Source code of charts:
================================

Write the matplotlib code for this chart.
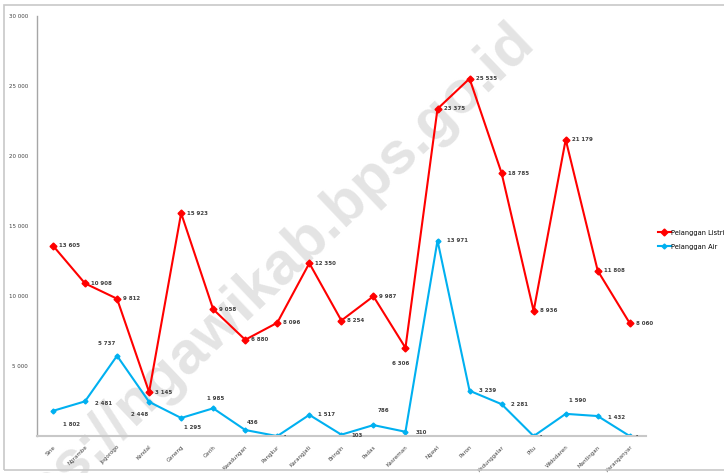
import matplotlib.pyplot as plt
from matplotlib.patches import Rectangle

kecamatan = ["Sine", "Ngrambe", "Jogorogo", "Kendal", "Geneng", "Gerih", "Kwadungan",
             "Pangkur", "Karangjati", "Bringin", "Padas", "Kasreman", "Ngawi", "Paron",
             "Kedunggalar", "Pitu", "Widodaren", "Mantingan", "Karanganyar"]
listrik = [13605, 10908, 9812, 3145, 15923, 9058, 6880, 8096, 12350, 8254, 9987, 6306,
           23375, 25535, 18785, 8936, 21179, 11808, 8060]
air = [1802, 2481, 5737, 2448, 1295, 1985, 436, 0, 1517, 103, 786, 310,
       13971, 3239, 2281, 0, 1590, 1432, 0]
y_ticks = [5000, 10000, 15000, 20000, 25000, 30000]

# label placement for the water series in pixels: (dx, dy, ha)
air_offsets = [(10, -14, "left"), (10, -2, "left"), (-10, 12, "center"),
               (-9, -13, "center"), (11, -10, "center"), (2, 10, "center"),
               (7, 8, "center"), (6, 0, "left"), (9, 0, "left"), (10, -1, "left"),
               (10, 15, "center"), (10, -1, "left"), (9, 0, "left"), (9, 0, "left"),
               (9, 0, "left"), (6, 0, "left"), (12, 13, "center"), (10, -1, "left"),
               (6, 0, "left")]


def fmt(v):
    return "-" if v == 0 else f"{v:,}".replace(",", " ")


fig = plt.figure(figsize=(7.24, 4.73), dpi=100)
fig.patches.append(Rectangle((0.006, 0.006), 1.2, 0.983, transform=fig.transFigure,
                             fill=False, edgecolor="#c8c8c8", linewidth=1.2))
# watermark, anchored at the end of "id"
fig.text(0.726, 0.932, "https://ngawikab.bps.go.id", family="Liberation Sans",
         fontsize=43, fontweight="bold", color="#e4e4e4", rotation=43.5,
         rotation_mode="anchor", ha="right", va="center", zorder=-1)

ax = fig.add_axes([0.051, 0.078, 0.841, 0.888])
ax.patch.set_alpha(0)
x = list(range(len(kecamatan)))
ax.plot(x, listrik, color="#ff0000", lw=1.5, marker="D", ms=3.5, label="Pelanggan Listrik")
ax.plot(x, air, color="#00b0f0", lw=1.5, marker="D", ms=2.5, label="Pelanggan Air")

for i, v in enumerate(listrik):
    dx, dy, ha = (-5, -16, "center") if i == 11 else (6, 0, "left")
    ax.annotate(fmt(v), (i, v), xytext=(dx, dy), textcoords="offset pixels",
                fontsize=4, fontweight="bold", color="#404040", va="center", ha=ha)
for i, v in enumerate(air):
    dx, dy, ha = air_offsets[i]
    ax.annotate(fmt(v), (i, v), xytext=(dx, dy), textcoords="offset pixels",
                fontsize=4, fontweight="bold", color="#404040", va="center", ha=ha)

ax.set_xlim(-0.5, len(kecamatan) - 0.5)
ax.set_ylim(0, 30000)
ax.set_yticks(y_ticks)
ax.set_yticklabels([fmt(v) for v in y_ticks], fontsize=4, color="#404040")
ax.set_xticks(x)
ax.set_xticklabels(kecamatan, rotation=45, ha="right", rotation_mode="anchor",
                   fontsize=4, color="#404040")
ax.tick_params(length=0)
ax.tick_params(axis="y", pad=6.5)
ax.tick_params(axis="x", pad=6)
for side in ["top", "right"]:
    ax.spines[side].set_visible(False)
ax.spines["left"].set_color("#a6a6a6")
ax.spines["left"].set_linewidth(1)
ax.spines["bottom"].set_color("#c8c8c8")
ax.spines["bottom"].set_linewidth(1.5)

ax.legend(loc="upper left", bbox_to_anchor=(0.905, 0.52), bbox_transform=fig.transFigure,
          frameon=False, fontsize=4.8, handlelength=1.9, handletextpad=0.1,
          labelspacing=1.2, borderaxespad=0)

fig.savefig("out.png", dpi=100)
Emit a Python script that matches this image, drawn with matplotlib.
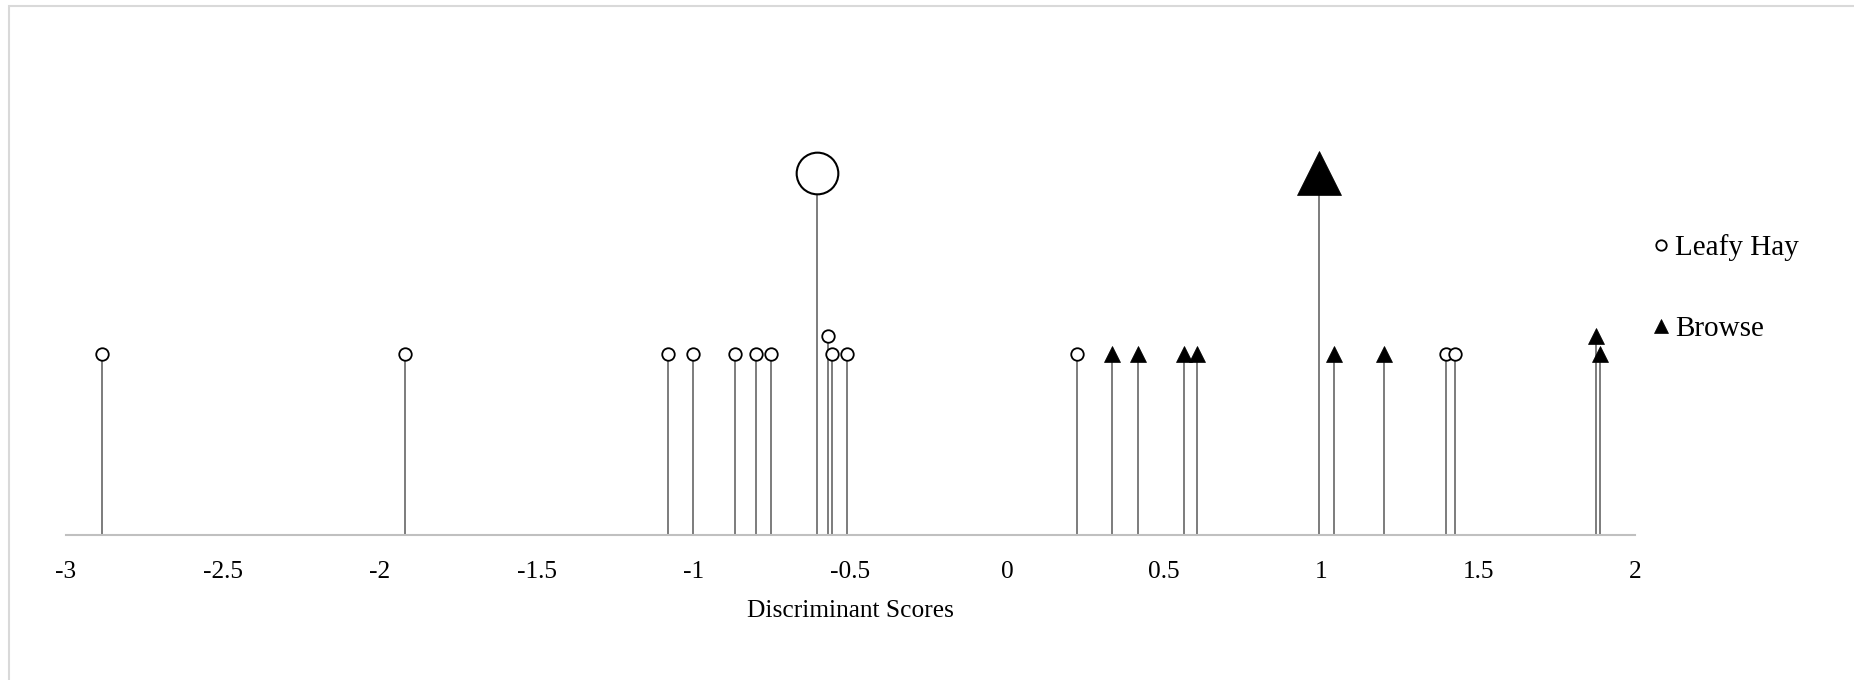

================================

▸ What the task requires
Copy all lines from the data that hold the word "this".

▸ Worked answer
Write the matplotlib code for this chart.
Emit a Python script that matches this image, drawn with matplotlib.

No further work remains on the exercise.